The enrollment projections show that over the next three years, the student population in the elementary schools (excluding preschool) will decrease by 192 students – 78 in Davis School and 114 in Lane School.
Actual enrollment patterns, as presented in the budget document, illustrate the decline in the younger grades. Following are comparisons between 2019-20 and the current year, and the 2023-24 projection following in parentheses:
Kindergarten from 183 to 141 (149); Grade 1, from 197 to 145 (151); Grade 2, from 217 to 184 (153); Grade 3, from 197 to 179 (185); Grade 4, from 201 to 190 (181); Grade 5, from 213 to 218 (194).
During the same period, smaller increases are projected for the upper grades: 12 at John Glenn Middle School and 26 at Bedford High School. The net total for the district is a drop of 154.

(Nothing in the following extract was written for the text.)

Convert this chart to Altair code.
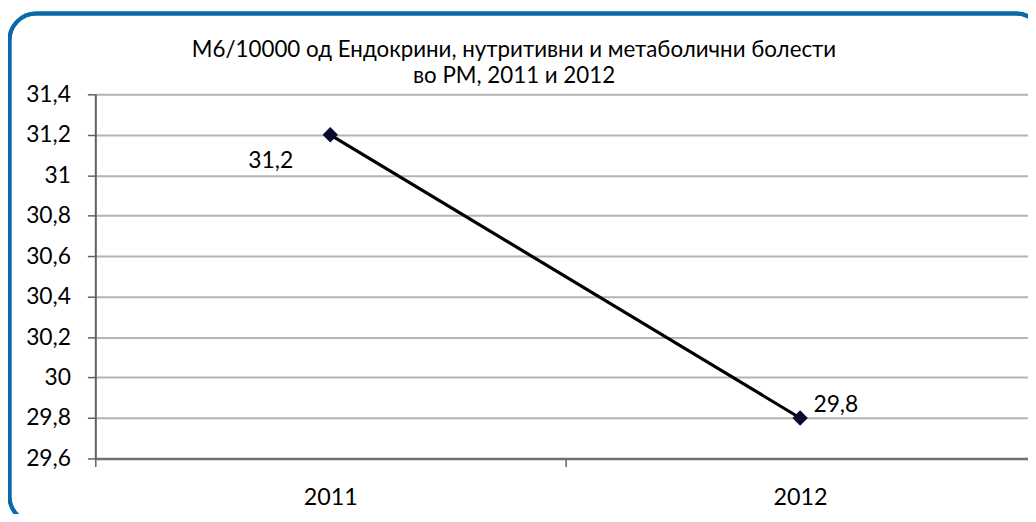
import altair as alt
import pandas as pd

years = [2011, 2012]
values = [31.2, 29.8]
value_labels = ["31,2", "29,8"]
y_ticks = [29.6, 29.8, 30.0, 30.2, 30.4, 30.6, 30.8, 31.0, 31.2, 31.4]
x_ticks = [2010.5, 2011, 2011.5, 2012]
title_lines = ["М6/10000 од Ендокрини, нутритивни и метаболични болести", "во РМ, 2011 и 2012"]

df = pd.DataFrame({"year": years, "value": values, "label": value_labels})
title_df = pd.DataFrame({"line": title_lines})

FONT = "Lato"

x_enc = alt.X(
    "year:Q",
    scale=alt.Scale(domain=[2010.5, 2012.485], nice=False, zero=False),
    axis=alt.Axis(
        values=x_ticks,
        labelExpr="(datum.value == 2011 || datum.value == 2012) ? '' + datum.value : ''",
        tickOpacity={"condition": {"test": "datum.value == 2011 || datum.value == 2012", "value": 0}, "value": 1},
        grid=False,
        title=None,
        tickSize=8,
        tickColor="#606060",
        tickWidth=1.5,
        domainColor="#707070",
        domainWidth=2.5,
        labelPadding=19,
        labelFontSize=23.5,
        labelFont=FONT,
        labelColor="#000000",
        labelFlush=False,
        labelOverlap=False,
    ),
)
y_enc = alt.Y(
    "value:Q",
    scale=alt.Scale(domain=[29.6, 31.4], nice=False, zero=False),
    axis=alt.Axis(
        values=y_ticks,
        labelExpr="replace('' + round(datum.value * 10) / 10, '.', ',')",
        grid=True,
        gridColor="#b4b4b4",
        gridWidth=2,
        title=None,
        tickSize=8,
        tickColor="#606060",
        tickWidth=1.5,
        domainColor="#606060",
        domainWidth=2,
        labelPadding=17,
        labelFontSize=23,
        labelFont=FONT,
        labelColor="#000000",
        labelOverlap=False,
    ),
)

base = alt.Chart(df)

frame = base.mark_rect(
    fill=None, filled=False, stroke="#0b69ab", strokeWidth=4, cornerRadius=27
).encode(
    x=alt.value(-86.5), x2=alt.value(955), y=alt.value(-81.5), y2=alt.value(432)
)

title1 = alt.Chart(title_df).transform_filter(
    alt.datum.line == title_lines[0]
).mark_text(font=FONT, fontSize=22.5, color="#000000", align="center", baseline="alphabetic").encode(
    x=alt.value(422), y=alt.value(-38), text="line:N"
)
title2 = alt.Chart(title_df).transform_filter(
    alt.datum.line == title_lines[1]
).mark_text(font=FONT, fontSize=22.5, color="#000000", align="center", baseline="alphabetic").encode(
    x=alt.value(422), y=alt.value(-11), text="line:N"
)

line = base.mark_line(color="#000000", strokeWidth=3.2).encode(x=x_enc, y=y_enc)
points = base.mark_point(
    shape="diamond", filled=True, size=240, color="#0a0a30", opacity=1
).encode(x="year:Q", y="value:Q")

lab1 = base.transform_filter("datum.year == 2011").mark_text(
    font=FONT, fontSize=23, color="#000000", dx=-60, dy=26
).encode(x="year:Q", y="value:Q", text="label:N")
lab2 = base.transform_filter("datum.year == 2012").mark_text(
    font=FONT, fontSize=23, color="#000000", dx=36, dy=-13
).encode(x="year:Q", y="value:Q", text="label:N")

chart = alt.layer(frame, line, points, lab1, lab2, title1, title2).properties(
    width=940,
    height=367,
    autosize=alt.AutoSizeParams(type="none"),
    padding={"left": 88, "top": 85, "right": 0, "bottom": 54},
).configure_view(stroke=None).configure(background="white")

chart.save("out.html", embed_options={"renderer": "svg", "actions": False})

Ten years ago, the student population in kindergarten through high school was 2,480.
Kirrane, in her email, acknowledged that “kindergarten is notoriously difficult to project – so many dynamic and variable factors are at play. Time will tell, but smaller incoming classes tend to impact the entire district over time. And it is also true that a couple of larger kindergarten classes can quickly turn around a trend.”
The enrollment data include 10-year projections. According to the NESDEC website, “These 10-year projections are designed to provide our affiliates with yearly, up-to-date enrollment information that can be used by boards and administrators for effective planning and allocation of resources.”
NESDEC notes in its report that enrollment projections of up to four years are more reliable. Beyond that, the forecasts “may serve as a guide for future enrollments and useful for planning purposes.”
Kirrane concurred. “Typically, the most accurate projections are the near-term ones. Accuracy is lower with five-year and 10-year projections.”
Just two years ago, NESDEC forecast 2022-23 enrollment in kindergarten and grades 1 and 2 as 151, 157, and 174, respectively. The actual numbers are 141, 145, and 184.
There are other variables presented in the enrollment report. For example, there are 112 students who live in Bedford who attend independent and parochial schools, of which 48 are in high school.
Last year, according to the report, there were 34 Bedford students in the category of home-schooled and 49 special education students being educated outside the district.